As the vessels lay interlocked, the Savage was partly dismasted and Captain Geddes, leaping upon the forecastle head, told the boarders to follow him. Before they could swing their cutlases and dash over the hammock-nettings, the British boatswain waved his cap and yelled that the Savage had surrendered. Captain Sterling was dead, eight others were killed, and twenty-four wounded. The American loss was about the same. Captain Geddes, however, was unable to save his prize because a British frigate swooped down and took them both into Charleston.

When peace came in 1783, it was independence dearly bought by land and sea, and no small part of the price was the loss of a thousand merchant ships which would see their home ports no more. Other misfortunes added to the toll of destruction. The great fishing fleets which had been the chief occupation of coastwise New England were almost obliterated and their crews were scattered. Many of the men had changed their allegiance and were sailing out of Halifax, and others were impressed into British men-of-war or returned broken in health from long confinement in British prisons. The ocean was empty of the stanch schooners which had raced home with lee rails awash to cheer waiting wives and sweethearts.

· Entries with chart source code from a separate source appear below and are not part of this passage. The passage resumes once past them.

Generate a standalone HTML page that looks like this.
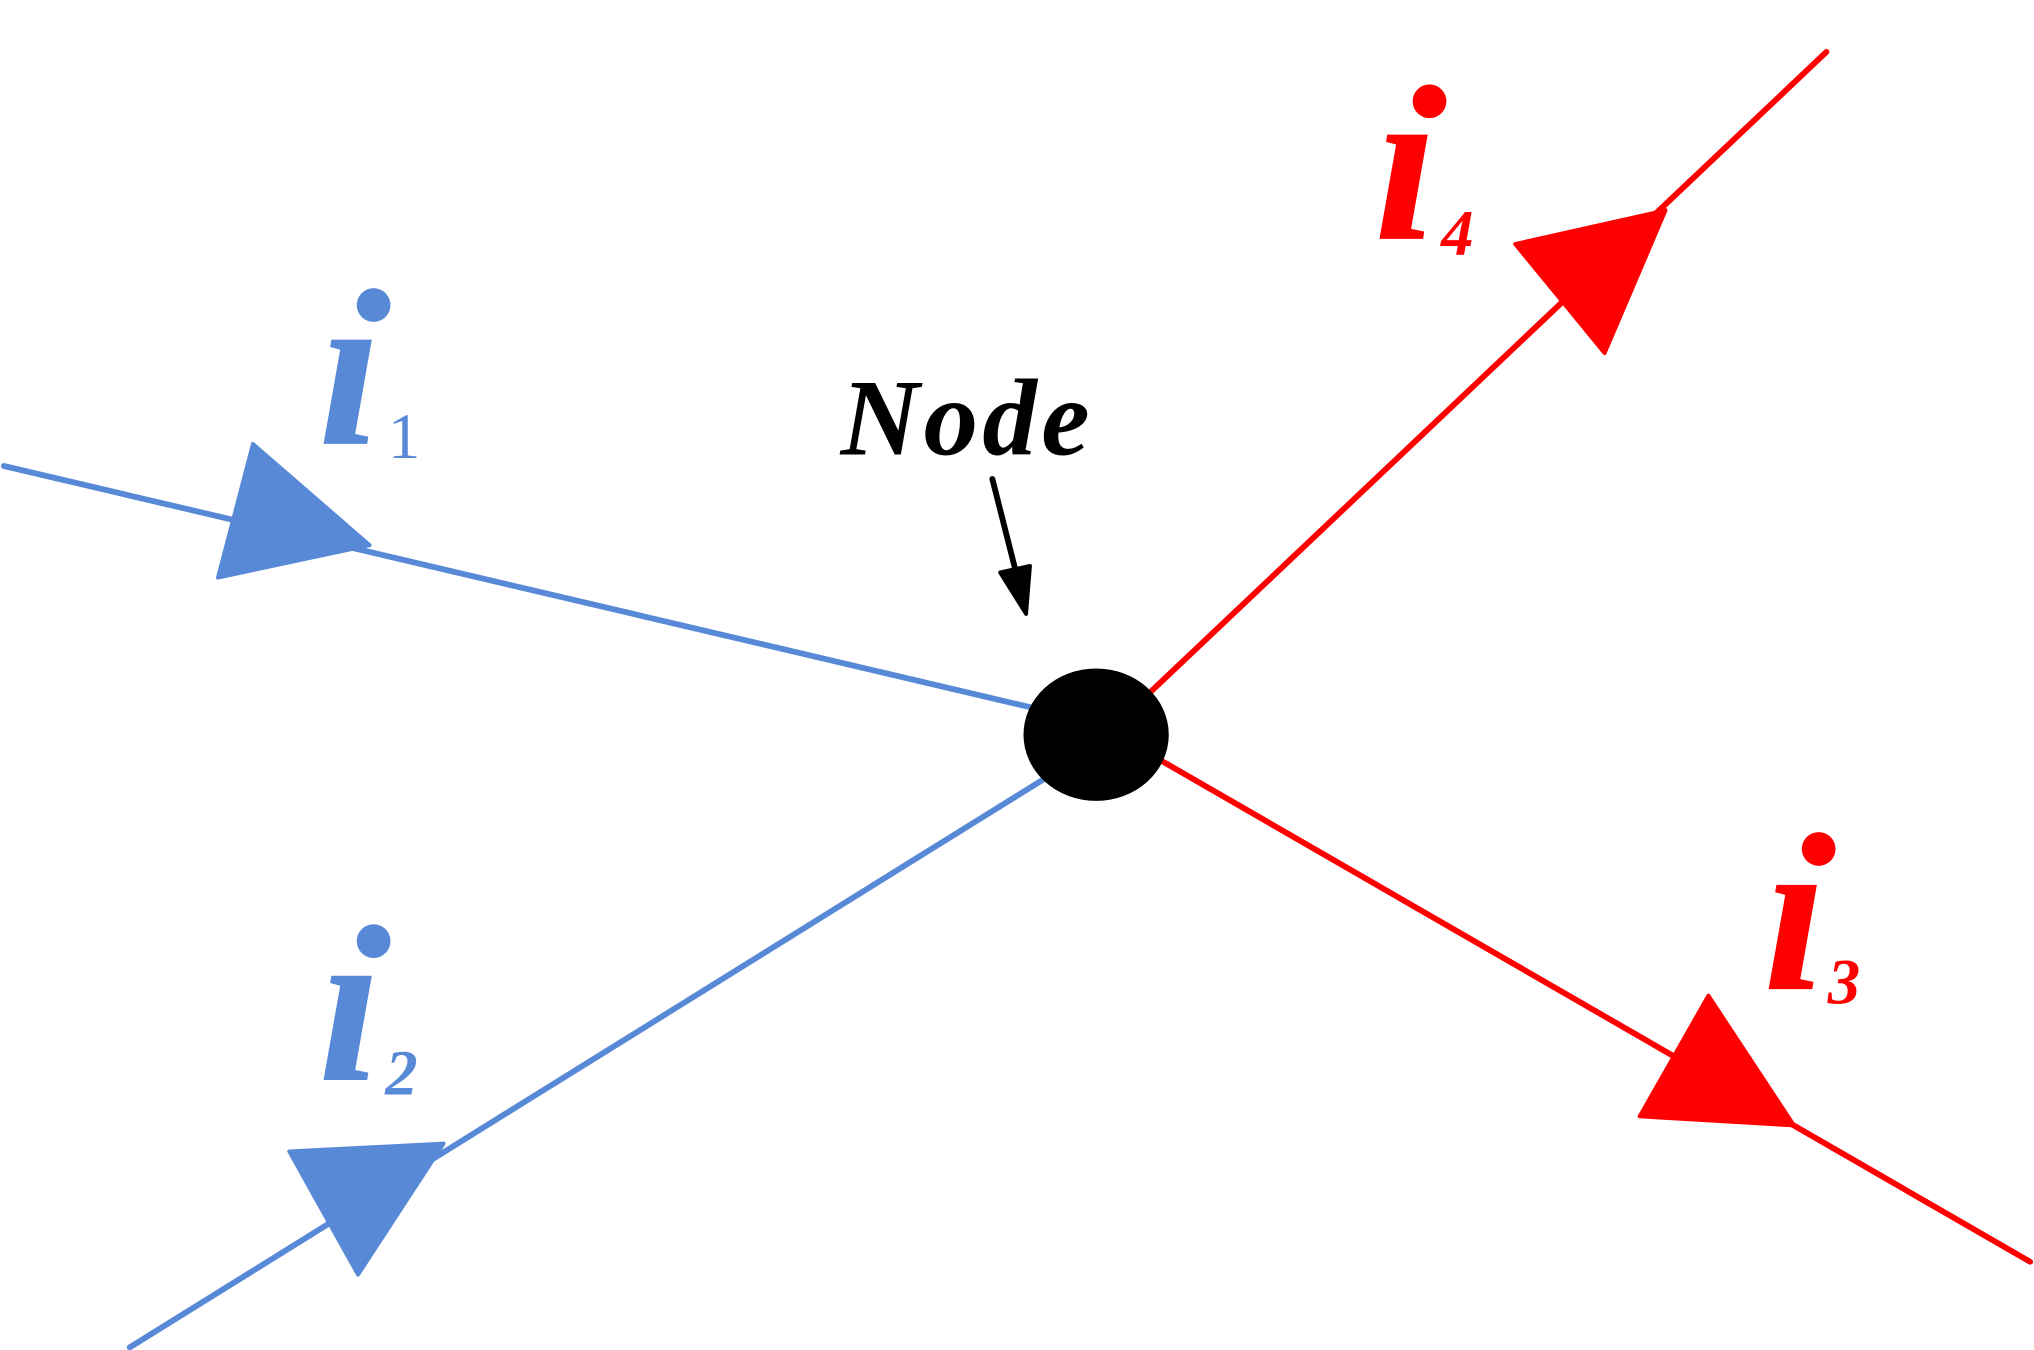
<!DOCTYPE html>
<html><head><meta charset="utf-8"><style>
html,body{margin:0;padding:0;background:#fff;}
svg{display:block;}
</style></head><body>
<svg width="2034" height="1350" viewBox="0 0 1568 1040" preserveAspectRatio="none" xmlns="http://www.w3.org/2000/svg" font-family="'Liberation Serif', 'Times New Roman', Times, serif">
<defs>
<clipPath id="c1"><rect x="200" y="252" width="160" height="120"/></clipPath>
<clipPath id="c2"><rect x="200" y="742" width="160" height="120"/></clipPath>
<clipPath id="c4"><rect x="1010" y="94" width="160" height="120"/></clipPath>
<clipPath id="c3"><rect x="1310" y="672" width="160" height="120"/></clipPath>
</defs>
<g stroke-linecap="round" stroke-width="4.5">
<line x1="3" y1="359" x2="795" y2="545" stroke="#5889d6"/>
<line x1="100" y1="1038" x2="805" y2="600" stroke="#5889d6"/>
<line x1="1408" y1="40" x2="887" y2="533" stroke="#ff0000"/>
<line x1="897" y1="587" x2="1565" y2="972" stroke="#ff0000"/>
<line x1="765" y1="369" x2="783" y2="440" stroke="#000"/>
</g>
<g stroke-linejoin="round" stroke-width="3">
<polygon points="195,342 285,420 168,445" fill="#5889d6" stroke="#5889d6"/>
<polygon points="223,887 342,881 276,982" fill="#5889d6" stroke="#5889d6"/>
<polygon points="1168,188 1284,162 1237,272" fill="#ff0000" stroke="#ff0000"/>
<polygon points="1317,767 1383,867 1264,860" fill="#ff0000" stroke="#ff0000"/>
<polygon points="771,441 794,436 791,473" fill="#000" stroke="#000"/>
</g>
<ellipse cx="845" cy="566" rx="56" ry="51" fill="#000"/>
<text x="648" y="350" font-size="84" font-weight="bold" font-style="italic" fill="#000" textLength="192" font-family="'Liberation Serif', serif">Node</text>
<g font-weight="bold" font-style="italic" font-family="'Liberation Serif', serif">
<circle cx="288" cy="235" r="13" fill="#5889d6"/>
<text x="245" y="342" font-size="175" fill="#5889d6" clip-path="url(#c1)">i</text>
<text x="299" y="353" font-size="50" font-style="normal" font-weight="normal" fill="#5889d6">1</text>
<circle cx="288" cy="725" r="13" fill="#5889d6"/>
<text x="245" y="832" font-size="175" fill="#5889d6" clip-path="url(#c2)">i</text>
<text x="297" y="843" font-size="50" fill="#5889d6">2</text>
<circle cx="1102" cy="78" r="13" fill="#ff0000"/>
<text x="1059" y="184" font-size="175" fill="#ff0000" clip-path="url(#c4)">i</text>
<text x="1111" y="196" font-size="50" fill="#ff0000">4</text>
<circle cx="1402" cy="654" r="13" fill="#ff0000"/>
<text x="1359" y="762" font-size="175" fill="#ff0000" clip-path="url(#c3)">i</text>
<text x="1409" y="773" font-size="50" fill="#ff0000">3</text>
</g>
</svg>
</body></html>
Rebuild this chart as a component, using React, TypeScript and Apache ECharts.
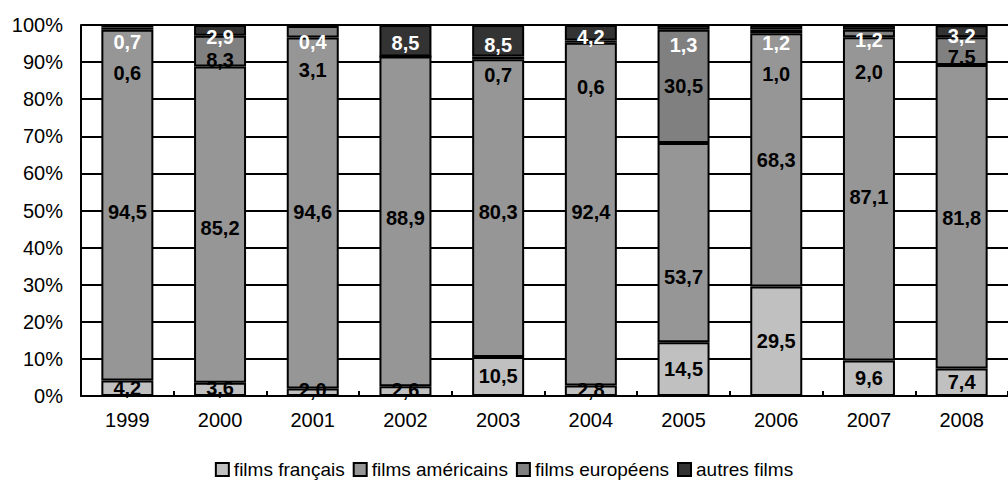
import React, { useEffect, useRef } from "react";
import * as echarts from "echarts";

const years = ["1999", "2000", "2001", "2002", "2003", "2004", "2005", "2006", "2007", "2008"];
const filmsFrancais = [4.2, 3.6, 2.0, 2.6, 10.5, 2.8, 14.5, 29.5, 9.6, 7.4];
const filmsAmericains = [94.5, 85.2, 94.6, 88.9, 80.3, 92.4, 53.7, 68.3, 87.1, 81.8];
const filmsEuropeens = [0.6, 8.3, 3.1, 0, 0.7, 0.6, 30.5, 1.0, 2.0, 7.5];
const autresFilms = [0.7, 2.9, 0.4, 8.5, 8.5, 4.2, 1.3, 1.2, 1.2, 3.2];

// vertical nudges of the value labels (px), as placed in the original
const nudgeFr = [0, -1, -2, -1, -1, -1, 0, 0, 0, 0];
const nudgeAm = [7, 3, -1, -3, 4, -2, 34, 0, -2, 1];
const nudgeEu = [44, 9, 38, 0, 17, 45, 0, 43, 38, 6];
const nudgeAu = [16, 7, 17, 2, 4, 4, 18, 16, 12, 5];

const FONT = "'Liberation Sans', Arial, sans-serif";

function fmt(v: number) {
  return v === 0 ? "" : v.toFixed(1).replace(".", ",");
}

function makeSeries(name: string, values: number[], nudges: number[], color: string, textColor: string) {
  return {
    name,
    type: "bar",
    stack: "total",
    barWidth: 52,
    itemStyle: { color, borderColor: "#000", borderWidth: 2 },
    label: {
      show: true,
      position: "inside",
      color: textColor,
      fontFamily: FONT,
      fontWeight: "bold",
      fontSize: 20,
      formatter: (p: any) => fmt(p.value),
    },
    data: values.map((v, i) => ({ value: v, label: { offset: [0, nudges[i]] } })),
  };
}

export default function App() {
  const ref = useRef<HTMLDivElement>(null);
  useEffect(() => {
    if (!ref.current) return;
    const chart = echarts.init(ref.current, undefined, { renderer: "svg" });
    chart.setOption({
      animation: false,
      backgroundColor: "#fff",
      textStyle: { fontFamily: FONT },
      grid: { left: 81, top: 25, width: 940, height: 371, containLabel: false },
      legend: {
        top: 455,
        left: "center",
        icon: "rect",
        itemWidth: 13,
        itemHeight: 13,
        itemGap: 8,
        textStyle: { color: "#000", fontSize: 19, fontFamily: FONT },
        data: ["films français", "films américains", "films européens", "autres films"],
      },
      xAxis: {
        type: "category",
        data: years,
        axisLine: { lineStyle: { color: "#000", width: 2 } },
        axisTick: { show: true, inside: true, length: 5, lineStyle: { color: "#000", width: 2 } },
        axisLabel: { color: "#000", fontSize: 20, margin: 14, fontFamily: FONT },
      },
      yAxis: {
        type: "value",
        min: 0,
        max: 100,
        interval: 10,
        axisLine: { show: true, lineStyle: { color: "#000", width: 2 } },
        axisTick: { show: false },
        splitLine: { show: true, lineStyle: { color: "#000", width: 2 } },
        axisLabel: { color: "#000", fontSize: 20, margin: 18, formatter: "{value}%", fontFamily: FONT },
      },
      series: [
        makeSeries("films français", filmsFrancais, nudgeFr, "#c0c0c0", "#000"),
        makeSeries("films américains", filmsAmericains, nudgeAm, "#969696", "#000"),
        makeSeries("films européens", filmsEuropeens, nudgeEu, "#808080", "#000"),
        makeSeries("autres films", autresFilms, nudgeAu, "#333333", "#fff"),
      ],
    });
    return () => chart.dispose();
  }, []);
  return (
    <div
      ref={ref}
      style={{ position: "fixed", left: 0, top: 0, width: 1008, height: 495, background: "#fff" }}
    />
  );
}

The fate of Nantucket and its whalers was even more tragic. This colony on its lonely island amid the shoals was helpless against raids by sea, and its ships and storehouses were destroyed without mercy. Many vessels in distant waters were captured before they were even aware that a state of war existed. Of a fleet numbering a hundred and fifty sail, one hundred and thirty-four were taken by the enemy and Nantucket whaling suffered almost total extinction.